For those who labor in the shadow of fortune, this is what a living costs. : : Mornings start before sunrise at the sprawling Slauson commissary in South Los Angeles.Some 300 food trucks rent space here, drawing hundreds of women and a handful of men to clean, prep and cook ahead of the day's service. By 5:30 am, crews were already on their way out, headed to the factories in Vernon to serve the morning shift.
Ramirez's cooks, Hilda Garcia and Yamileth Hernandez, were well into their prep for the day, cumbia superstar Aniceto Molina's "El Diario de un Borracho" ("The Diary of a Drunk") crooning from the speakers as the smell of grilled meat filled the air.
La Chaparrita's most popular product is carne asada — the truck sells about 20 pounds a day — but carnitas is a close second.

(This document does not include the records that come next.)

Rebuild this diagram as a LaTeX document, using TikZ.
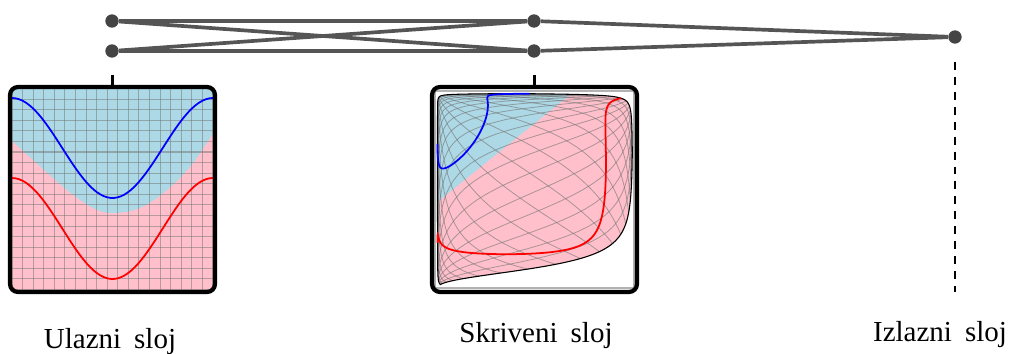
\documentclass[tikz,border=0pt]{standalone}
\usepackage{fontspec}
\setmainfont{Liberation Serif}

\definecolor{netgray}{RGB}{85,85,85}
\definecolor{dotgray}{RGB}{68,68,68}
\definecolor{lblue}{RGB}{173,216,230}
\definecolor{lpink}{RGB}{255,192,203}

% hidden layer map: tanh(W x + b), scaled into the right panel
\pgfmathdeclarefunction{hx}{2}{\pgfmathparse{535+97.5*tanh(2.75*(#1)-1.8*(#2)-1.15)}}
\pgfmathdeclarefunction{hy}{2}{\pgfmathparse{190.5-97.5*tanh(1.2*(#1)+1.25*(#2)+0.45)}}

\def\hidoutline{plot[domain=-1:1, samples=80, variable=\s] ({hx(\s,-1)},{hy(\s,-1)})
  -- plot[domain=-1:1, samples=80, variable=\s] ({hx(1,\s)},{hy(1,\s)})
  -- plot[domain=1:-1, samples=80, variable=\s] ({hx(\s,1)},{hy(\s,1)})
  -- plot[domain=1:-1, samples=80, variable=\s] ({hx(-1,\s)},{hy(-1,\s)}) -- cycle}

\begin{document}
\begin{tikzpicture}[x=0.02cm, y=-0.02cm,
    neuron/.style={circle, fill=dotgray, inner sep=0pt, minimum size=7.6pt},
    link/.style={draw=netgray, line width=2.1pt},
    panel/.style={draw, line width=2.4pt, rounded corners=4.5pt, minimum width=4.1cm, minimum height=4.1cm, inner sep=0pt},
    panelstem/.style={line width=1.6pt},
    gridline/.style={black!55, opacity=0.5, line width=0.6pt},
    mesh/.style={black!55, opacity=0.6, line width=0.45pt},
    bluecurve/.style={blue, line width=1pt},
    redcurve/.style={red, line width=1pt},
    lbl/.style={anchor=base, font=\fontsize{16.5}{19}\selectfont}
]
    \useasboundingbox (0,0) rectangle (1012,354);

    % network
    \node[neuron] (in1)  at (112,21) {};
    \node[neuron] (in2)  at (112,51) {};
    \node[neuron] (hid1) at (534,21) {};
    \node[neuron] (hid2) at (534,51) {};
    \node[neuron] (out)  at (955,37) {};

    \draw[link] (in1) -- (hid1);
    \draw[link] (in1) -- (hid2);
    \draw[link] (in2) -- (hid1);
    \draw[link] (in2) -- (hid2);
    \draw[link] (hid1) -- (out);
    \draw[link] (hid2) -- (out);

    % input panel
    \begin{scope}
        \clip[rounded corners=4.5pt] (10,87) rectangle (215,292);
        \fill[lpink] (10,87) rectangle (215,292);
        \fill[lblue] (10,87) -- plot[smooth, tension=0.6] coordinates {(10,139) (33,160) (67,190) (93,208) (113,213) (140,208) (167,190) (193,163) (215,130)} -- (215,87) -- cycle;
        \foreach \k in {0,...,19} {
            \draw[gridline] ({12+10.58*\k},87) -- ({12+10.58*\k},292);
            \draw[gridline] (10,{88.5+10.58*\k}) -- (215,{88.5+10.58*\k});
        }
        \draw[bluecurve] plot[domain=0:1, samples=60, variable=\s] ({12+201*\s},{148-50*cos(360*\s)});
        \draw[redcurve] plot[domain=0:1, samples=60, variable=\s] ({12+201*\s},{228.5-50.5*cos(360*\s)});
    \end{scope}

    % hidden panel
    \draw[gray!60, line width=0.8pt] (435,91) rectangle (634,288);
    \begin{scope}
        \clip \hidoutline;
        \fill[lpink] (430,85) rectangle (640,295);
        \fill[lblue] (430,208) -- (582,85) -- (430,85) -- cycle;
        \foreach \k in {0,...,19} {
            \pgfmathsetmacro\uu{-1+2*\k/19}
            \draw[mesh] plot[domain=-1:1, samples=40, variable=\s] ({hx(\uu,\s)},{hy(\uu,\s)});
            \draw[mesh] plot[domain=-1:1, samples=40, variable=\s] ({hx(\s,\uu)},{hy(\s,\uu)});
        }
    \end{scope}
    \draw[line width=0.6pt] \hidoutline;
    \draw[bluecurve] plot[domain=-1:1, samples=80, variable=\s] ({hx(\s,0.42-0.5*cos(180*\s))},{hy(\s,0.42-0.5*cos(180*\s))});
    \draw[redcurve] plot[domain=-1:1, samples=80, variable=\s] ({hx(\s,-0.385-0.505*cos(180*\s))},{hy(\s,-0.385-0.505*cos(180*\s))});

    \node[panel] (inbox)  at (112.5,189.5) {};
    \node[panel] (hidbox) at (534.5,189.5) {};
    \draw[panelstem] (inbox.north) -- ++(0,-10);
    \draw[panelstem] (hidbox.north) -- ++(0,-10);

    % output column
    \coordinate (outtop) at (955,62);
    \coordinate (outbot) at (955,292);
    \draw[line width=1.7pt, dash pattern=on 4.5pt off 4pt] (outtop) -- (outbot);

    \node[lbl] (inlbl)  at (110,349) {Ulazni\hspace{0.45em}sloj};
    \node[lbl] (hidlbl) at (536,343) {Skriveni\hspace{0.45em}sloj};
    \node[lbl] (outlbl) at (940,342) {Izlazni\hspace{0.45em}sloj};
\end{tikzpicture}
\end{document}
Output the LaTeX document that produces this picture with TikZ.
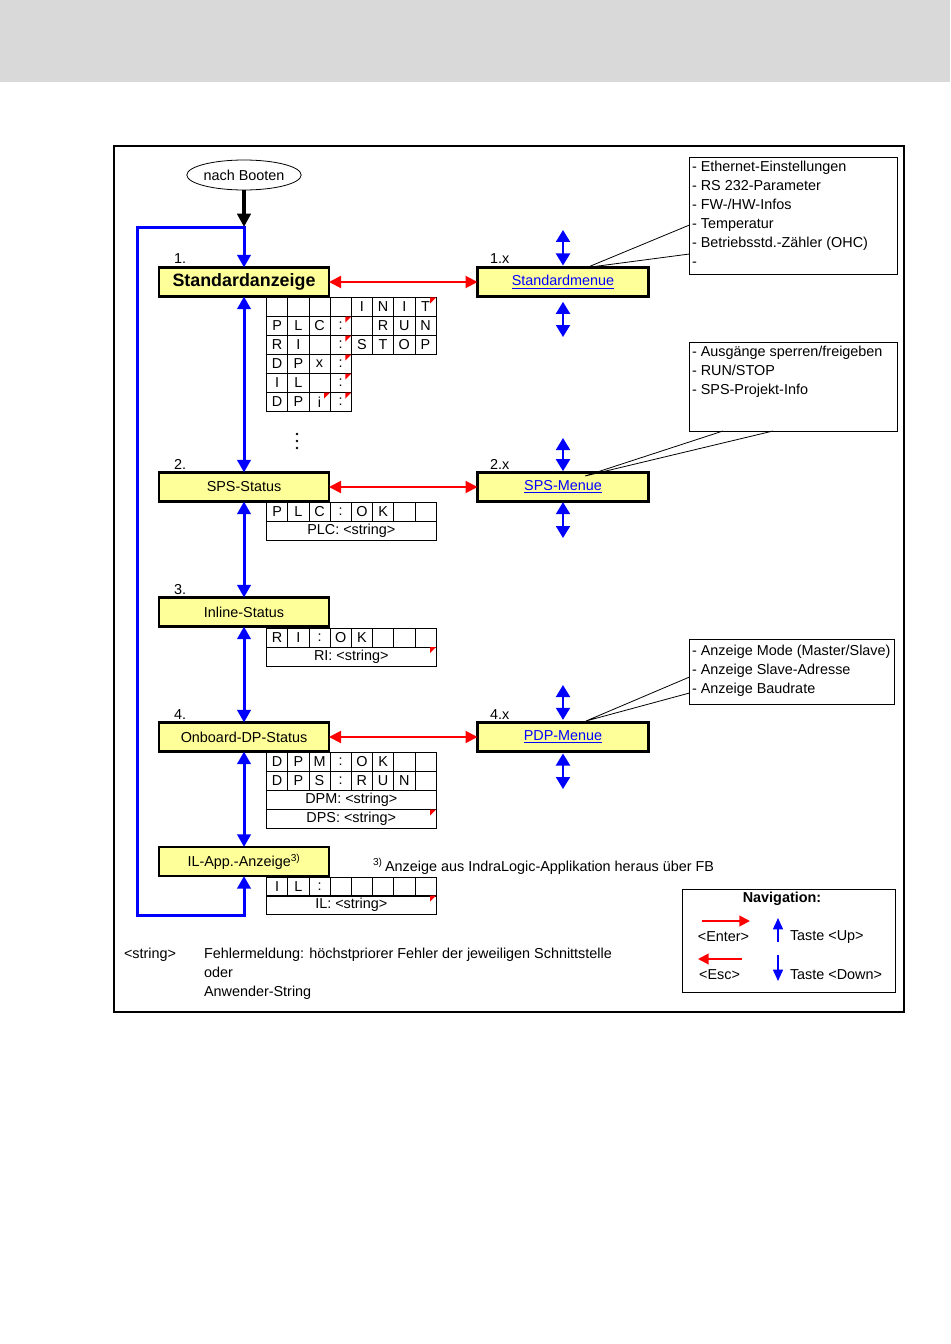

Other favorites include pupusas and breakfast burritos. On Fridays, the team serves shrimp cocktails and whole fish.
Ramirez arrived around 6:30, her waist-length hair wet and loose down her back. She is studying for her associate's degree in small business entrepreneurship, and homework had kept her up until midnight. At 6 a.m., her alarm rang for work.
"In my classes, one of the assignments was to think of a small business and how you would work hard to pursue it," she said with a nod to her scarlet truck. "I don't know how to cook much, but I've grown up next to my mother."
Ramirez was born in South L.A. and raised on this lot, watching her mother work her way from a lunch truck cook who sold hot dogs from a cart on the weekends up to the owner of her own Workhorse truck, and later to the boss of a small fleet of subcontractors across Brentwood and the Platinum Triangle.
"Yesterday we came across a woman selling food from her car — I know there was a child with her, and I know my mother was in that same place," Ramirez said. "As I grew up I saw her struggles. She's an idol for me."
Her mother's hard work helped change their fortunes, but struggle was never far away. Competition is fierce in the food truck business, and with significant operating expenses, a rainy day can put owners in the red. In 2016, Ramirez dropped out of Venice High School to help her mother keep the business afloat and support her three younger siblings.